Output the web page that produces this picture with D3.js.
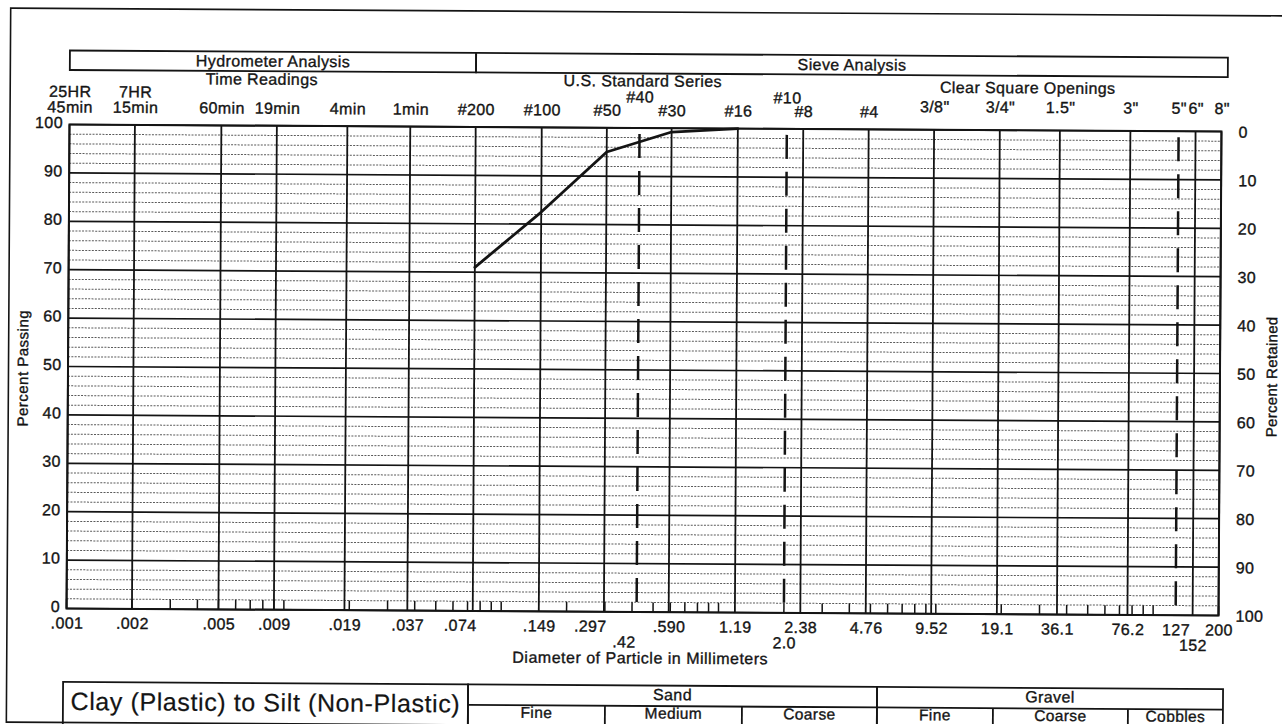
<!DOCTYPE html>
<html><head><meta charset="utf-8">
<script src="https://cdn.jsdelivr.net/npm/d3@7"></script>
<style>
html,body{margin:0;padding:0;background:#fff;}
svg{display:block;}
text{font-family:"Liberation Sans",Arial,Helvetica,sans-serif;fill:#141414;stroke:#141414;stroke-width:0.35px;}
</style></head><body>
<svg id="chart" width="1282" height="724"></svg>
<script>
// ---------------- data ----------------
const sampleDiameters = [0.074, 0.149, 0.297, 0.590, 1.19];
const samplePassing   = [71, 82.5, 95, 99.2, 100];

const percentTicks = [0,10,20,30,40,50,60,70,80,90,100];
const minorPercents = [2,4,6,8,12,14,16,18,22,24,26,28,32,34,36,38,42,44,46,48,52,54,56,58,62,64,66,68,72,74,76,78,82,84,86,88,92,94,96,98];

const gridDiameters   = [0.001,0.002,0.005,0.009,0.019,0.037,0.074,0.149,0.297,0.590,1.19,2.38,4.76,9.52,19.1,36.1,76.2,152,200];
const dashedDiameters = [0.42, 2.0, 127];
const minorMantissas  = [1,2,3,4,5,6,7,8,9];
const minorDecades    = [0.001,0.01,0.1,1,10,100];

const bottomValues1 = [0.001,0.002,0.005,0.009,0.019,0.037,0.074,0.149,0.297,0.590,1.19,2.38,4.76,9.52,19.1,36.1,76.2,127,200];
const bottomLabels1 = [".001",".002",".005",".009",".019",".037",".074",".149",".297",".590","1.19","2.38","4.76","9.52","19.1","36.1","76.2","127","200"];
const bottomValues2 = [0.42, 2.0, 152];
const bottomLabels2 = [".42","2.0","152"];

const hydroDiameters = [0.001,0.002,0.005,0.009,0.019,0.037];
const hydroUpper     = ["25HR","7HR","","","",""];
const hydroLower     = ["45min","15min","60min","19min","4min","1min"];

const sieveDiameters = [0.074,0.149,0.297,0.42,0.590,1.19,2.0,2.38,4.76];
const sieveNames     = ["#200","#100","#50","#40","#30","#16","#10","#8","#4"];
const sieveRaised    = ["#40","#10"];

const openingDiameters = [9.52,19.1,36.1,76.2,127,152,200];
const openingNames     = ['3/8"','3/4"','1.5"','3"','5"','6"','8"'];

const sandParts   = ["Fine","Medium","Coarse"];
const gravelParts = ["Fine","Coarse","Cobbles"];

// ---------------- layout ----------------
const W = 1282, H = 724, TILT = 0.35;
const M = {L:68, R:1220, T:128, B:612};
const INK = "#141414";
const labelNudge = {".074":-13, ".297":-14, ".42":-13};

const x = d3.scaleLog().domain([0.001,200]).range([M.L,M.R]);
const y = d3.scaleLinear().domain([0,100]).range([M.B,M.T]);
const yRet = d3.scaleLinear().domain([100,0]).range([M.B,M.T]);

const svg = d3.select("#chart");
svg.append("rect").attr("width",W).attr("height",H).attr("fill","#fff");
const root = svg.append("g")
  .attr("transform",`rotate(${TILT} ${(M.L+M.R)/2} ${(M.T+M.B)/2})`);

// page frame
root.append("rect").attr("x",8.5).attr("y",12).attr("width",1290).attr("height",714)
  .attr("fill","none").attr("stroke",INK).attr("stroke-width",1.6);

// minor horizontal grid (dotted)
root.append("g").selectAll("line").data(minorPercents).join("line")
  .attr("x1",M.L).attr("x2",M.R).attr("y1",d=>y(d)).attr("y2",d=>y(d))
  .attr("stroke","#5a5a5a").attr("stroke-width",1).attr("stroke-dasharray","2 1.3");

// major horizontal grid
root.append("g").selectAll("line").data(percentTicks).join("line")
  .attr("x1",M.L).attr("x2",M.R).attr("y1",d=>y(d)).attr("y2",d=>y(d))
  .attr("stroke",INK).attr("stroke-width",1.7);

// minor log ticks at bottom
const minorVals = [];
minorDecades.forEach(dec=>minorMantissas.forEach(m=>{const v=+(dec*m).toPrecision(3); if(v>=0.001 && v<=200) minorVals.push(v);}));
root.append("g").selectAll("line").data(minorVals).join("line")
  .attr("x1",d=>x(d)).attr("x2",d=>x(d)).attr("y1",y(0)).attr("y2",y(2))
  .attr("stroke",INK).attr("stroke-width",1.5);

// major vertical grid
root.append("g").selectAll("line").data(gridDiameters).join("line")
  .attr("x1",d=>x(d)).attr("x2",d=>x(d)).attr("y1",M.T).attr("y2",M.B)
  .attr("stroke",INK).attr("stroke-width",1.8);

// dashed classification verticals
root.append("g").selectAll("line").data(dashedDiameters).join("line")
  .attr("x1",d=>x(d)).attr("x2",d=>x(d)).attr("y1",M.T).attr("y2",M.B)
  .attr("stroke",INK).attr("stroke-width",2.5)
  .attr("stroke-dasharray","24 13").attr("stroke-dashoffset",-6);

// plot frame
root.append("rect").attr("x",M.L).attr("y",M.T).attr("width",M.R-M.L).attr("height",M.B-M.T)
  .attr("fill","none").attr("stroke",INK).attr("stroke-width",2);

// data curve
const pts = sampleDiameters.map((d,i)=>[d,samplePassing[i]]);
root.append("path").datum(pts)
  .attr("d",d3.line().x(d=>x(d[0])).y(d=>y(d[1])))
  .attr("fill","none").attr("stroke",INK).attr("stroke-width",2.8)
  .attr("stroke-linejoin","round").attr("stroke-linecap","round");

// ---------- axes ----------
function styleAxis(g, size){
  g.select(".domain").remove();
  g.selectAll(".tick line").remove();
  g.selectAll("text").attr("font-size",size).attr("fill",INK)
   .attr("font-family",'"Liberation Sans",Arial,sans-serif').style("letter-spacing","0.4px");
}
const leftAx = root.append("g").attr("transform",`translate(${M.L},0)`)
  .call(d3.axisLeft(y).tickValues(percentTicks).tickSize(0).tickPadding(6.5));
styleAxis(leftAx,16);
leftAx.selectAll("text").attr("dy","0.32em").attr("y",-2);

const rightAx = root.append("g").attr("transform",`translate(${M.R},0)`)
  .call(d3.axisRight(yRet).tickValues(percentTicks).tickSize(0).tickPadding(17));
styleAxis(rightAx,16);
rightAx.selectAll("text").attr("dy","0.35em");

const bot1 = root.append("g").attr("transform",`translate(0,${M.B})`)
  .call(d3.axisBottom(x).tickValues(bottomValues1).tickFormat((d,i)=>bottomLabels1[i]).tickSize(0));
styleAxis(bot1,16);
bot1.selectAll("text").attr("y",20).attr("dy",0)
  .attr("x",function(){return labelNudge[this.textContent]||0;});

const bot2 = root.append("g").attr("transform",`translate(0,${M.B})`)
  .call(d3.axisBottom(x).tickValues(bottomValues2).tickFormat((d,i)=>bottomLabels2[i]).tickSize(0));
styleAxis(bot2,16);
bot2.selectAll("text").attr("y",35.5).attr("dy",0)
  .attr("x",function(){return labelNudge[this.textContent]||0;});

// top: hydrometer time readings
const hydLow = root.append("g").call(d3.axisTop(x).tickValues(hydroDiameters).tickFormat((d,i)=>hydroLower[i]).tickSize(0));
styleAxis(hydLow,16); hydLow.selectAll("text").attr("y",116).attr("dy",0);
const hydUp = root.append("g").call(d3.axisTop(x).tickValues(hydroDiameters).tickFormat((d,i)=>hydroUpper[i]).tickSize(0));
styleAxis(hydUp,16); hydUp.selectAll("text").attr("y",100.5).attr("dy",0);

// top: sieve numbers
const siv = root.append("g").call(d3.axisTop(x).tickValues(sieveDiameters).tickFormat((d,i)=>sieveNames[i]).tickSize(0));
styleAxis(siv,16);
siv.selectAll("text").attr("dy",0).attr("y",function(){return sieveRaised.includes(this.textContent)?102.5:116;});

// top: clear square openings
const opn = root.append("g").call(d3.axisTop(x).tickValues(openingDiameters).tickFormat((d,i)=>openingNames[i]).tickSize(0));
styleAxis(opn,16); opn.selectAll("text").attr("y",110.5).attr("dy",0);

// ---------- header boxes ----------
const hb = {y0:54, y1:73.5};
root.append("rect").attr("x",x(0.001)).attr("y",hb.y0).attr("width",x(0.074)-x(0.001)).attr("height",hb.y1-hb.y0)
  .attr("fill","none").attr("stroke",INK).attr("stroke-width",1.8);
root.append("rect").attr("x",x(0.074)).attr("y",hb.y0).attr("width",M.R+6-x(0.074)).attr("height",hb.y1-hb.y0)
  .attr("fill","none").attr("stroke",INK).attr("stroke-width",1.8);

function label(txt, cx, by, size, extra){
  const t = root.append("text").attr("x",cx).attr("y",by).attr("text-anchor","middle")
    .attr("font-size",size).style("letter-spacing",(extra||0.4)+"px").text(txt);
  return t;
}
label("Hydrometer Analysis",(x(0.001)+x(0.074))/2,69,16);
label("Sieve Analysis",(x(0.074)+M.R+6)/2,69,16);
label("Time Readings",260,87,16);
label("U.S. Standard Series",641,86.5,16);
label("Clear Square Openings",1026,91,16);

// axis titles
root.append("text").attr("transform","translate(28,372) rotate(-90)").attr("text-anchor","middle")
  .attr("font-size",15).style("letter-spacing","0.5px").text("Percent Passing");
root.append("text").attr("transform","translate(1277,373) rotate(-90)").attr("text-anchor","middle")
  .attr("font-size",15).style("letter-spacing","0.3px").text("Percent Retained");
label("Diameter of Particle in Millimeters",642,663.5,16,0.5);

// ---------- classification table ----------
const tb = {top:685.5, mid:706, bot:730};
const clay = {x0:65, x1:470};
const sand = {x0:470, x1:879, cuts:[607,744]};
const gravel = {x0:879, x1:1225, cuts:[995,1130]};
const sw = 1.8;
root.append("rect").attr("x",clay.x0).attr("y",tb.top).attr("width",clay.x1-clay.x0).attr("height",tb.bot-tb.top)
  .attr("fill","none").attr("stroke",INK).attr("stroke-width",sw);
label("Clay (Plastic) to Silt (Non-Plastic)",(clay.x0+clay.x1)/2,713.5,25,0.6).style("stroke-width","0.2px");

[[sand,"Sand",sandParts],[gravel,"Gravel",gravelParts]].forEach(([b,name,parts])=>{
  root.append("rect").attr("x",b.x0).attr("y",tb.top).attr("width",b.x1-b.x0).attr("height",tb.bot-tb.top)
    .attr("fill","none").attr("stroke",INK).attr("stroke-width",sw);
  root.append("line").attr("x1",b.x0).attr("x2",b.x1).attr("y1",tb.mid).attr("y2",tb.mid)
    .attr("stroke",INK).attr("stroke-width",sw);
  const edges = [b.x0, ...b.cuts, b.x1];
  b.cuts.forEach(c=>root.append("line").attr("x1",c).attr("x2",c).attr("y1",tb.mid).attr("y2",tb.bot)
    .attr("stroke",INK).attr("stroke-width",sw));
  label(name,(b.x0+b.x1)/2,700,16);
  parts.forEach((p,i)=>label(p,(edges[i]+edges[i+1])/2,718.5,15.5));
});
</script>
</body></html>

+---+

Give back exactly the lines from the first line of the data through the line with "95, 99.2, 100];", pictures excluded.

Output the web page that produces this picture with D3.js.
<!DOCTYPE html>
<html><head><meta charset="utf-8">
<script src="https://cdn.jsdelivr.net/npm/d3@7"></script>
<style>
html,body{margin:0;padding:0;background:#fff;}
svg{display:block;}
text{font-family:"Liberation Sans",Arial,Helvetica,sans-serif;fill:#141414;stroke:#141414;stroke-width:0.35px;}
</style></head><body>
<svg id="chart" width="1282" height="724"></svg>
<script>
// ---------------- data ----------------
const sampleDiameters = [0.074, 0.149, 0.297, 0.590, 1.19];
const samplePassing   = [71, 82.5, 95, 99.2, 100];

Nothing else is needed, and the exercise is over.